*AIM*. Reproduce, character for character, the lines below from the first through the one with "1.3, 1.5, 1.7];". Leave pictures out.

*DATA BLOCK*.
- - - -

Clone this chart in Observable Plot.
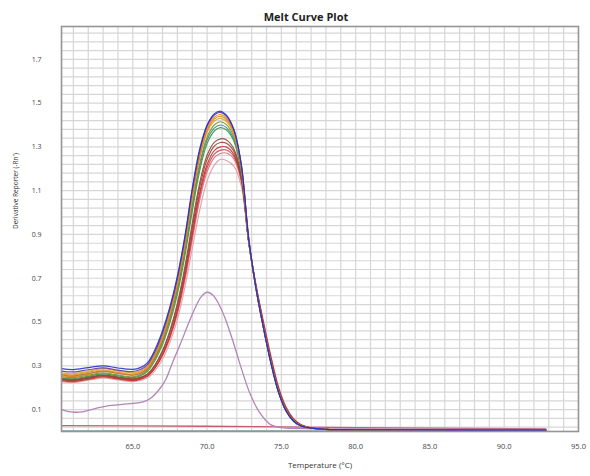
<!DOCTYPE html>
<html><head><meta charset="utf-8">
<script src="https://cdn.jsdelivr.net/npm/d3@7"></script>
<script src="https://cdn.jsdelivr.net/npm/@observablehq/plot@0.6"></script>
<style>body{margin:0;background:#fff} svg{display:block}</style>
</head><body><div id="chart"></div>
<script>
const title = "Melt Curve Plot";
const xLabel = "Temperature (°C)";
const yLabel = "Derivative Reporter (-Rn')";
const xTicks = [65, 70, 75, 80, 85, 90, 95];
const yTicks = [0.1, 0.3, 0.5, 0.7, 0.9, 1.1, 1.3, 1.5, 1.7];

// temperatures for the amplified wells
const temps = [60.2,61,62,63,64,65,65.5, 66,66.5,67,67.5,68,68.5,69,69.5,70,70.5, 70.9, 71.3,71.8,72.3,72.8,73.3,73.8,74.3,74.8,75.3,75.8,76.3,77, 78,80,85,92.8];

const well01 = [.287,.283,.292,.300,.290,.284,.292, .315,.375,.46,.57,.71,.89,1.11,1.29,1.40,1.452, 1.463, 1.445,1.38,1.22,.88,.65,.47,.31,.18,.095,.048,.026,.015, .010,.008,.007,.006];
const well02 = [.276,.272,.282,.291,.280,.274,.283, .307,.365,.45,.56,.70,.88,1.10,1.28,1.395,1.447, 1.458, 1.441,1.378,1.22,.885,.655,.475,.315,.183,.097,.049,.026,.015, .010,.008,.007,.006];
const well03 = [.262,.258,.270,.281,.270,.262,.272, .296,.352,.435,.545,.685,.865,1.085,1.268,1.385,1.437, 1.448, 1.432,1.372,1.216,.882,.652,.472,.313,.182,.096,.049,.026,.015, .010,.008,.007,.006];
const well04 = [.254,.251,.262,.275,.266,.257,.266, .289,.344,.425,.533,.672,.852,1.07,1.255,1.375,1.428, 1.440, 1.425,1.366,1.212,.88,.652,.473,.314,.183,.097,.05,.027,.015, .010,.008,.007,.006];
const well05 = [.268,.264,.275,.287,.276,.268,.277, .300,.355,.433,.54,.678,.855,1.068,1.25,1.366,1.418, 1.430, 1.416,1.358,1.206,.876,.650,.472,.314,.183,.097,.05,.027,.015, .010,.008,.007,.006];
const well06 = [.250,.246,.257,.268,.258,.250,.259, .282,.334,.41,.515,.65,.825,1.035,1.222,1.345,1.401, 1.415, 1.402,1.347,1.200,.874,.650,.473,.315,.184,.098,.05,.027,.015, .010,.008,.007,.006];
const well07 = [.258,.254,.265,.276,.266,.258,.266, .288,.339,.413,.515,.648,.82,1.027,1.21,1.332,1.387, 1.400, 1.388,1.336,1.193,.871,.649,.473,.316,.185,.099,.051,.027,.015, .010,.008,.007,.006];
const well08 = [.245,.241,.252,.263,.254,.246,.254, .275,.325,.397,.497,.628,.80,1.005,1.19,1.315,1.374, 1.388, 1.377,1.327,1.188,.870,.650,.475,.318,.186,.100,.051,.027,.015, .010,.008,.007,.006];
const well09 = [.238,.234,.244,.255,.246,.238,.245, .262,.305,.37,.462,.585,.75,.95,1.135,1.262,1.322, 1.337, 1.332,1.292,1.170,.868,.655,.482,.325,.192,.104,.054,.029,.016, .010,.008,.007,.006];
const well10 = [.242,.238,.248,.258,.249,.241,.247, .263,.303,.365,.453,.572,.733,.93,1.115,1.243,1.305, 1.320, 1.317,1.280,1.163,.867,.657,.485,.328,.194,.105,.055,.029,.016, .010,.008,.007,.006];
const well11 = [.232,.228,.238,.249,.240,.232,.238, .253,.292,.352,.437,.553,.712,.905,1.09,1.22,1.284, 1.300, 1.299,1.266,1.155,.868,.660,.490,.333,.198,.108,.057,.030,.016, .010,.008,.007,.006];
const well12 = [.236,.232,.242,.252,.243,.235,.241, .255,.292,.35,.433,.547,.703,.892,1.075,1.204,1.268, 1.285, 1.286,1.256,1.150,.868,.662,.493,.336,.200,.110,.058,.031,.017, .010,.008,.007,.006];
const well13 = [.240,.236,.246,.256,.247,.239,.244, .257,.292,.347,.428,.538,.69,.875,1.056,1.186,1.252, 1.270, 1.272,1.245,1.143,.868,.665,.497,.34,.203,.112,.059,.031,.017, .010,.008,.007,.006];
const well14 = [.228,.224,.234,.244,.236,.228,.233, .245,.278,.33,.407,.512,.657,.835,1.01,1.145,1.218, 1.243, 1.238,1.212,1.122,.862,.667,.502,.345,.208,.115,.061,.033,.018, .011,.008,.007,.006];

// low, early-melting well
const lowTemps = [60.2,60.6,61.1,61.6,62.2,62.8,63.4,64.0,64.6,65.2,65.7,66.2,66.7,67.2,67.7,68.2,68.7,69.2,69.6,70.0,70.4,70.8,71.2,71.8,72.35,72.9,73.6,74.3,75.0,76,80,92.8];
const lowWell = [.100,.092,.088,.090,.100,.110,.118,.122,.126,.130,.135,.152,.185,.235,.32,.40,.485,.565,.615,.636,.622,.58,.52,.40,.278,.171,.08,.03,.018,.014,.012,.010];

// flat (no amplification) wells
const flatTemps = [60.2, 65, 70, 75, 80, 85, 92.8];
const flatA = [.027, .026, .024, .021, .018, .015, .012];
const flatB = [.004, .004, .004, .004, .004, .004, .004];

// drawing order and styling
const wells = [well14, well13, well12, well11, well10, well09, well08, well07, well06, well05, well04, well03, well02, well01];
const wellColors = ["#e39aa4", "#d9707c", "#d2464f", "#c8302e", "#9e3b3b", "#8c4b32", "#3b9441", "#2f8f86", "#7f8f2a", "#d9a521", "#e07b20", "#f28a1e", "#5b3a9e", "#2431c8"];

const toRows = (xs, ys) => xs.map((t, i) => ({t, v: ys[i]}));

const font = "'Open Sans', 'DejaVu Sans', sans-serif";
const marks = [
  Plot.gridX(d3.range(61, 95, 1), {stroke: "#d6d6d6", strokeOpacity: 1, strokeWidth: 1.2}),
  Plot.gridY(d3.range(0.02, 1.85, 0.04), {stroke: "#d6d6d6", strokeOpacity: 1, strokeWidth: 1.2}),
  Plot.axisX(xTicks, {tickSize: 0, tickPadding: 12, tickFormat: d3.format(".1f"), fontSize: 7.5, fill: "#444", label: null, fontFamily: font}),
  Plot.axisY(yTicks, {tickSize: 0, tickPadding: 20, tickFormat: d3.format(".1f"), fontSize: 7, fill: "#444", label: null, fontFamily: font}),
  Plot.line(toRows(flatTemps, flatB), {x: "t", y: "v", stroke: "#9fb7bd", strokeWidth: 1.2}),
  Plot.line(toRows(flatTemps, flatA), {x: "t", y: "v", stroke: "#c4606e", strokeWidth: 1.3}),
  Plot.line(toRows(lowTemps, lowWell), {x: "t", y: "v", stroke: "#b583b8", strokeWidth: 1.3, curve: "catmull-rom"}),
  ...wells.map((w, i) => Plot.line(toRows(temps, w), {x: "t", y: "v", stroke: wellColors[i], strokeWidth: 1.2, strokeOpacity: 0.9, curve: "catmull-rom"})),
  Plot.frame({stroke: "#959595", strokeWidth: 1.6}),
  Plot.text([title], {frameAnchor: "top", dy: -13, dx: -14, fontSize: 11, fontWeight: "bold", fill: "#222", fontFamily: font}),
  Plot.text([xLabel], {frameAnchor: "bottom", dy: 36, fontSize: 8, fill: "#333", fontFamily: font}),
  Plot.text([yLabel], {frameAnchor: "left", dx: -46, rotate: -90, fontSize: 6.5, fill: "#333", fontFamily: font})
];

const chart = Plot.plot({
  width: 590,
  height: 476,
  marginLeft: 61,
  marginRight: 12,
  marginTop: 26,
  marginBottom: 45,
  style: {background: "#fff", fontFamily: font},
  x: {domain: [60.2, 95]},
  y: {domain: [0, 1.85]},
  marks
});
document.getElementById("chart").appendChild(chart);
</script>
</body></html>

- - - -

*SOLVED PROBLEM*.
Clone this chart in Observable Plot.
<!DOCTYPE html>
<html><head><meta charset="utf-8">
<script src="https://cdn.jsdelivr.net/npm/d3@7"></script>
<script src="https://cdn.jsdelivr.net/npm/@observablehq/plot@0.6"></script>
<style>body{margin:0;background:#fff} svg{display:block}</style>
</head><body><div id="chart"></div>
<script>
const title = "Melt Curve Plot";
const xLabel = "Temperature (°C)";
const yLabel = "Derivative Reporter (-Rn')";
const xTicks = [65, 70, 75, 80, 85, 90, 95];
const yTicks = [0.1, 0.3, 0.5, 0.7, 0.9, 1.1, 1.3, 1.5, 1.7];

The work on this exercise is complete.